▸ Task instructions: Restate all the material verbatim, except for the pictures.

▸ Data section:
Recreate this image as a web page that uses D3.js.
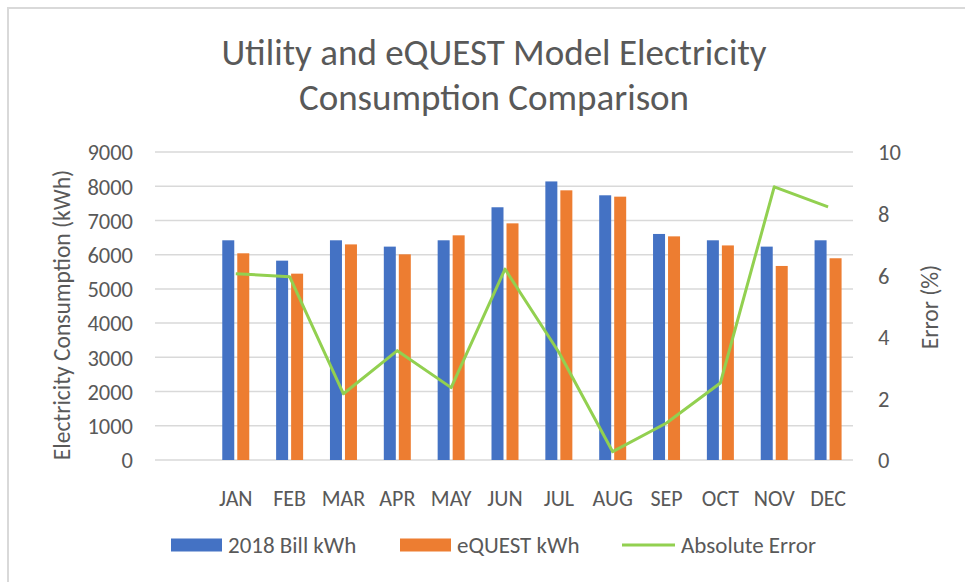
<!DOCTYPE html>
<html>
<head>
<meta charset="utf-8">
<script src="https://cdn.jsdelivr.net/npm/d3@7"></script>
<style>
  body { margin: 0; background: #fff; }
  svg text { font-family: Calibri, Carlito, Lato, sans-serif; fill: #595959; }
</style>
</head>
<body>
<svg id="Chart" width="965" height="582"></svg>
<script>
// data
var months = ["JAN", "FEB", "MAR", "APR", "MAY", "JUN", "JUL", "AUG", "SEP", "OCT", "NOV", "DEC"];
var billKwh = [6420, 5825, 6420, 6235, 6420, 7385, 8140, 7735, 6605, 6420, 6235, 6420];
var equestKwh = [6040, 5445, 6300, 6010, 6565, 6915, 7880, 7695, 6535, 6270, 5670, 5895];
var absError = [6.05, 5.95, 2.15, 3.55, 2.35, 6.2, 3.5, 0.27, 1.2, 2.5, 8.87, 8.22];
var kwhTicks = [0, 1000, 2000, 3000, 4000, 5000, 6000, 7000, 8000, 9000];
var errTicks = [0, 2, 4, 6, 8, 10];

var seriesNames = ["2018 Bill kWh", "eQUEST kWh", "Absolute Error"];
var colors = { bill: "#4472C4", equest: "#ED7D31", err: "#92D050" };

var svg = d3.select("#Chart"),
    width = +svg.attr("width"),
    height = +svg.attr("height");

var plot = { left: 155, right: 855, top: 152, bottom: 460 };

// frame
svg.append("path")
    .attr("d", "M8,582 L8,8 L965,8")
    .attr("fill", "none")
    .attr("stroke", "#D9D9D9")
    .attr("stroke-width", 2);

// the category axis has an empty first slot in the original
var x = d3.scaleBand()
    .domain([""].concat(months))
    .range([plot.left, plot.right]);

var inner = d3.scaleBand()
    .domain(["bill", "equest"])
    .range([-13.5, 13.5])
    .paddingInner(0.2);

var y = d3.scaleLinear().domain([0, 9000]).range([plot.bottom, plot.top]);
var y2 = d3.scaleLinear().domain([0, 10]).range([plot.bottom, plot.top]);

// title
var title = svg.append("text")
    .attr("text-anchor", "middle")
    .style("font-size", "37px");
title.append("tspan").attr("x", 494).attr("y", 65).text("Utility and eQUEST Model Electricity");
title.append("tspan").attr("x", 494).attr("y", 110).text("Consumption Comparison");

// gridlines
svg.append("g")
    .attr("class", "grid")
    .selectAll("line")
    .data(kwhTicks)
    .enter().append("line")
      .attr("x1", plot.left)
      .attr("x2", plot.right - 2)
      .attr("y1", d => y(d))
      .attr("y2", d => y(d))
      .attr("stroke", "#D9D9D9")
      .attr("stroke-width", 1.5);

// left axis
var leftAxis = svg.append("g")
    .attr("transform", "translate(" + (plot.left - 22) + ",0)")
    .call(d3.axisLeft(y).tickValues(kwhTicks).tickFormat(d3.format("d")).tickSize(0).tickPadding(0));
leftAxis.select(".domain").remove();
leftAxis.selectAll("text")
    .attr("dy", "0.35em")
    .style("font-size", "22.5px");

// right axis
var rightAxis = svg.append("g")
    .attr("transform", "translate(" + (plot.right + 23) + ",0)")
    .call(d3.axisRight(y2).tickValues(errTicks).tickFormat(d3.format("d")).tickSize(0).tickPadding(0));
rightAxis.select(".domain").remove();
rightAxis.selectAll("text")
    .attr("dy", "0.35em")
    .style("font-size", "22.5px");

// bottom axis
var bottomAxis = svg.append("g")
    .attr("transform", "translate(0," + plot.bottom + ")")
    .call(d3.axisBottom(x).tickValues(months).tickSize(0).tickPadding(0));
bottomAxis.select(".domain").remove();
bottomAxis.selectAll("text")
    .attr("y", 46)
    .attr("dy", 0)
    .style("font-size", "22px");

// axis titles
svg.append("text")
    .attr("transform", "translate(70,315) rotate(-90)")
    .attr("text-anchor", "middle")
    .style("font-size", "23.5px")
    .text("Electricity Consumption (kWh)");

svg.append("text")
    .attr("transform", "translate(938,307) rotate(-90)")
    .attr("text-anchor", "middle")
    .style("font-size", "23.5px")
    .text("Error (%)");

// bars
var rows = months.map(function (m, i) {
  return { month: m, bill: billKwh[i], equest: equestKwh[i], err: absError[i] };
});

var groups = svg.append("g")
    .selectAll("g")
    .data(rows)
    .enter().append("g")
      .attr("transform", d => "translate(" + (x(d.month) + x.bandwidth() / 2) + ",0)");

groups.selectAll("rect")
    .data(d => [{ key: "bill", value: d.bill }, { key: "equest", value: d.equest }])
    .enter().append("rect")
      .attr("x", d => inner(d.key))
      .attr("width", inner.bandwidth())
      .attr("y", d => y(d.value))
      .attr("height", d => y(0) - y(d.value))
      .attr("fill", d => colors[d.key]);

// error line
var line = d3.line()
    .x(d => x(d.month) + x.bandwidth() / 2)
    .y(d => y2(d.err));

svg.append("path")
    .datum(rows)
    .attr("d", line)
    .attr("fill", "none")
    .attr("stroke", colors.err)
    .attr("stroke-width", 3)
    .attr("stroke-linejoin", "round");

// legend
var legendItems = [
  { name: seriesNames[0], key: "bill", type: "rect", x: 171 },
  { name: seriesNames[1], key: "equest", type: "rect", x: 400 },
  { name: seriesNames[2], key: "err", type: "line", x: 622 }
];

var legend = svg.append("g")
    .selectAll("g")
    .data(legendItems)
    .enter().append("g")
      .attr("transform", d => "translate(" + d.x + ",545)");

legend.filter(d => d.type == "rect")
    .append("rect")
      .attr("x", 0)
      .attr("y", -6.5)
      .attr("width", 51)
      .attr("height", 13)
      .attr("fill", d => colors[d.key]);

legend.filter(d => d.type == "line")
    .append("line")
      .attr("x1", 0)
      .attr("x2", 53)
      .attr("y1", 0)
      .attr("y2", 0)
      .attr("stroke", d => colors[d.key])
      .attr("stroke-width", 3);

legend.append("text")
    .attr("x", d => d.type == "line" ? 59 : 57)
    .attr("y", 8)
    .style("font-size", "23px")
    .text(d => d.name);
</script>
</body>
</html>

▸ The output:
Recreate this image as a web page that uses D3.js.
<!DOCTYPE html>
<html>
<head>
<meta charset="utf-8">
<script src="https://cdn.jsdelivr.net/npm/d3@7"></script>
<style>
  body { margin: 0; background: #fff; }
  svg text { font-family: Calibri, Carlito, Lato, sans-serif; fill: #595959; }
</style>
</head>
<body>
<svg id="Chart" width="965" height="582"></svg>
<script>
// data
var months = ["JAN", "FEB", "MAR", "APR", "MAY", "JUN", "JUL", "AUG", "SEP", "OCT", "NOV", "DEC"];
var billKwh = [6420, 5825, 6420, 6235, 6420, 7385, 8140, 7735, 6605, 6420, 6235, 6420];
var equestKwh = [6040, 5445, 6300, 6010, 6565, 6915, 7880, 7695, 6535, 6270, 5670, 5895];
var absError = [6.05, 5.95, 2.15, 3.55, 2.35, 6.2, 3.5, 0.27, 1.2, 2.5, 8.87, 8.22];
var kwhTicks = [0, 1000, 2000, 3000, 4000, 5000, 6000, 7000, 8000, 9000];
var errTicks = [0, 2, 4, 6, 8, 10];

var seriesNames = ["2018 Bill kWh", "eQUEST kWh", "Absolute Error"];
var colors = { bill: "#4472C4", equest: "#ED7D31", err: "#92D050" };

var svg = d3.select("#Chart"),
    width = +svg.attr("width"),
    height = +svg.attr("height");

var plot = { left: 155, right: 855, top: 152, bottom: 460 };

// frame
svg.append("path")
    .attr("d", "M8,582 L8,8 L965,8")
    .attr("fill", "none")
    .attr("stroke", "#D9D9D9")
    .attr("stroke-width", 2);

// the category axis has an empty first slot in the original
var x = d3.scaleBand()
    .domain([""].concat(months))
    .range([plot.left, plot.right]);

var inner = d3.scaleBand()
    .domain(["bill", "equest"])
    .range([-13.5, 13.5])
    .paddingInner(0.2);

var y = d3.scaleLinear().domain([0, 9000]).range([plot.bottom, plot.top]);
var y2 = d3.scaleLinear().domain([0, 10]).range([plot.bottom, plot.top]);

// title
var title = svg.append("text")
    .attr("text-anchor", "middle")
    .style("font-size", "37px");
title.append("tspan").attr("x", 494).attr("y", 65).text("Utility and eQUEST Model Electricity");
title.append("tspan").attr("x", 494).attr("y", 110).text("Consumption Comparison");

// gridlines
svg.append("g")
    .attr("class", "grid")
    .selectAll("line")
    .data(kwhTicks)
    .enter().append("line")
      .attr("x1", plot.left)
      .attr("x2", plot.right - 2)
      .attr("y1", d => y(d))
      .attr("y2", d => y(d))
      .attr("stroke", "#D9D9D9")
      .attr("stroke-width", 1.5);

// left axis
var leftAxis = svg.append("g")
    .attr("transform", "translate(" + (plot.left - 22) + ",0)")
    .call(d3.axisLeft(y).tickValues(kwhTicks).tickFormat(d3.format("d")).tickSize(0).tickPadding(0));
leftAxis.select(".domain").remove();
leftAxis.selectAll("text")
    .attr("dy", "0.35em")
    .style("font-size", "22.5px");

// right axis
var rightAxis = svg.append("g")
    .attr("transform", "translate(" + (plot.right + 23) + ",0)")
    .call(d3.axisRight(y2).tickValues(errTicks).tickFormat(d3.format("d")).tickSize(0).tickPadding(0));
rightAxis.select(".domain").remove();
rightAxis.selectAll("text")
    .attr("dy", "0.35em")
    .style("font-size", "22.5px");

// bottom axis
var bottomAxis = svg.append("g")
    .attr("transform", "translate(0," + plot.bottom + ")")
    .call(d3.axisBottom(x).tickValues(months).tickSize(0).tickPadding(0));
bottomAxis.select(".domain").remove();
bottomAxis.selectAll("text")
    .attr("y", 46)
    .attr("dy", 0)
    .style("font-size", "22px");

// axis titles
svg.append("text")
    .attr("transform", "translate(70,315) rotate(-90)")
    .attr("text-anchor", "middle")
    .style("font-size", "23.5px")
    .text("Electricity Consumption (kWh)");

svg.append("text")
    .attr("transform", "translate(938,307) rotate(-90)")
    .attr("text-anchor", "middle")
    .style("font-size", "23.5px")
    .text("Error (%)");

// bars
var rows = months.map(function (m, i) {
  return { month: m, bill: billKwh[i], equest: equestKwh[i], err: absError[i] };
});

var groups = svg.append("g")
    .selectAll("g")
    .data(rows)
    .enter().append("g")
      .attr("transform", d => "translate(" + (x(d.month) + x.bandwidth() / 2) + ",0)");

groups.selectAll("rect")
    .data(d => [{ key: "bill", value: d.bill }, { key: "equest", value: d.equest }])
    .enter().append("rect")
      .attr("x", d => inner(d.key))
      .attr("width", inner.bandwidth())
      .attr("y", d => y(d.value))
      .attr("height", d => y(0) - y(d.value))
      .attr("fill", d => colors[d.key]);

// error line
var line = d3.line()
    .x(d => x(d.month) + x.bandwidth() / 2)
    .y(d => y2(d.err));

svg.append("path")
    .datum(rows)
    .attr("d", line)
    .attr("fill", "none")
    .attr("stroke", colors.err)
    .attr("stroke-width", 3)
    .attr("stroke-linejoin", "round");

// legend
var legendItems = [
  { name: seriesNames[0], key: "bill", type: "rect", x: 171 },
  { name: seriesNames[1], key: "equest", type: "rect", x: 400 },
  { name: seriesNames[2], key: "err", type: "line", x: 622 }
];

var legend = svg.append("g")
    .selectAll("g")
    .data(legendItems)
    .enter().append("g")
      .attr("transform", d => "translate(" + d.x + ",545)");

legend.filter(d => d.type == "rect")
    .append("rect")
      .attr("x", 0)
      .attr("y", -6.5)
      .attr("width", 51)
      .attr("height", 13)
      .attr("fill", d => colors[d.key]);

legend.filter(d => d.type == "line")
    .append("line")
      .attr("x1", 0)
      .attr("x2", 53)
      .attr("y1", 0)
      .attr("y2", 0)
      .attr("stroke", d => colors[d.key])
      .attr("stroke-width", 3);

legend.append("text")
    .attr("x", d => d.type == "line" ? 59 : 57)
    .attr("y", 8)
    .style("font-size", "23px")
    .text(d => d.name);
</script>
</body>
</html>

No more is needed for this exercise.